Your task is to count the lines of the entries below that include the word "this" and to give only the resulting number.
>> START Input data
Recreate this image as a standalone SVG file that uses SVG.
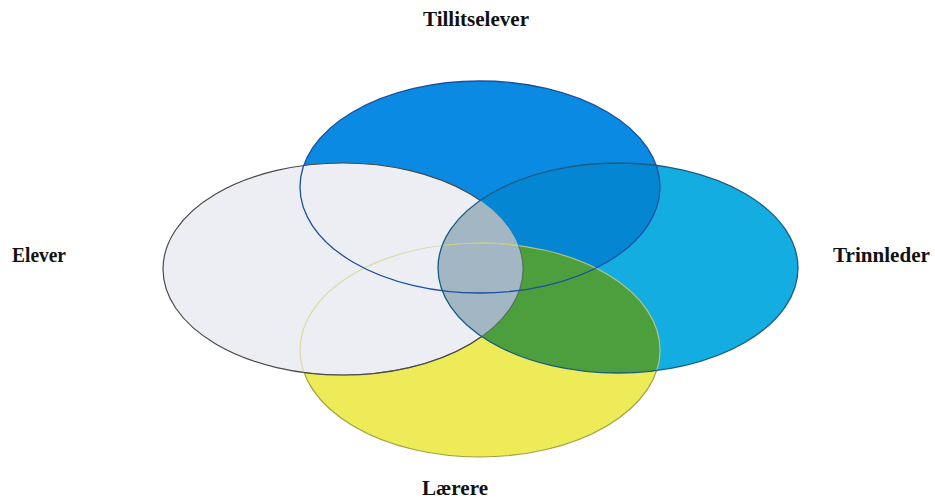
<svg xmlns="http://www.w3.org/2000/svg" width="935" height="501" viewBox="0 0 935 501">
<style>
  .lbl { font-family: "Liberation Serif", "DejaVu Serif", serif; font-weight: bold; font-size: 20px; fill: #111; }
</style>
<defs>
  <clipPath id="cBlue"><ellipse cx="480" cy="187" rx="180" ry="106"/></clipPath>
  <clipPath id="cYellow"><ellipse cx="480" cy="350" rx="180" ry="107"/></clipPath>
  <clipPath id="cWhite"><ellipse cx="343" cy="269" rx="180" ry="106"/></clipPath>
  <clipPath id="cCyan"><ellipse cx="618" cy="268" rx="180" ry="105"/></clipPath>
</defs>
<rect width="935" height="501" fill="#ffffff"/>

<g id="node-tillitselever">
  <ellipse cx="480" cy="187" rx="180" ry="106" fill="#0a8ae2"/>
  <text class="lbl" x="423" y="26" textLength="106" lengthAdjust="spacingAndGlyphs">Tillitselever</text>
</g>
<g id="node-laerere">
  <ellipse cx="480" cy="350" rx="180" ry="107" fill="#eeeb58" stroke="#9fa23e" stroke-width="1.2"/>
  <text class="lbl" x="422" y="495" textLength="66" lengthAdjust="spacingAndGlyphs">Lærere</text>
</g>
<g id="node-elever">
  <ellipse cx="343" cy="269" rx="180" ry="106" fill="#ededf4" stroke="#4a4a4a" stroke-width="1.2"/>
  <text class="lbl" x="12" y="262" textLength="54" lengthAdjust="spacingAndGlyphs">Elever</text>
</g>
<g id="node-trinnleder">
  <ellipse cx="618" cy="268" rx="180" ry="105" fill="#14ade2"/>
  <text class="lbl" x="833" y="262" textLength="97" lengthAdjust="spacingAndGlyphs">Trinnleder</text>
</g>

<g id="overlaps">
  <ellipse cx="618" cy="268" rx="180" ry="105" fill="#0586d2" clip-path="url(#cBlue)"/>
  <ellipse cx="618" cy="268" rx="180" ry="105" fill="#4c9f3c" clip-path="url(#cYellow)"/>
  <ellipse cx="618" cy="268" rx="180" ry="105" fill="#a2b7c3" clip-path="url(#cWhite)"/>
</g>

<g id="outlines" fill="none">
  <ellipse cx="480" cy="350" rx="180" ry="107" stroke="#d6d894" stroke-width="1.2" stroke-opacity="0.85" clip-path="url(#cWhite)"/>
  <ellipse cx="480" cy="350" rx="180" ry="107" stroke="#c4cc7a" stroke-width="1.2" stroke-opacity="0.85" clip-path="url(#cCyan)"/>
  <ellipse cx="480" cy="187" rx="180" ry="106" stroke="#1d4f9e" stroke-width="1.3"/>
  <ellipse cx="343" cy="269" rx="180" ry="106" stroke="#4a4a4a" stroke-width="1.1" clip-path="url(#cYellow)" stroke-opacity="0.6"/>
  <ellipse cx="618" cy="268" rx="180" ry="105" stroke="#1a5c84" stroke-width="1.3"/>
</g>
</svg>
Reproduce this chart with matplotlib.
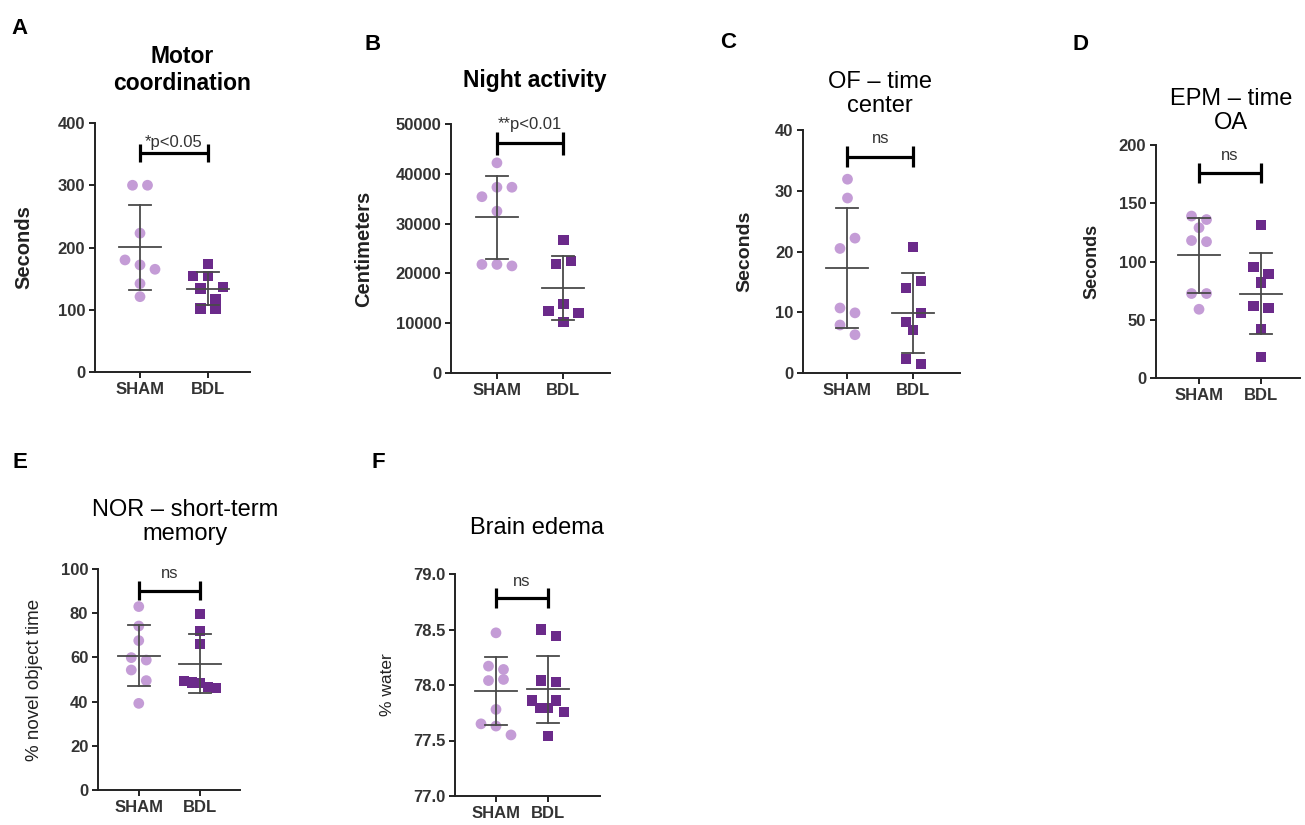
>> END Input data
Full answer:
2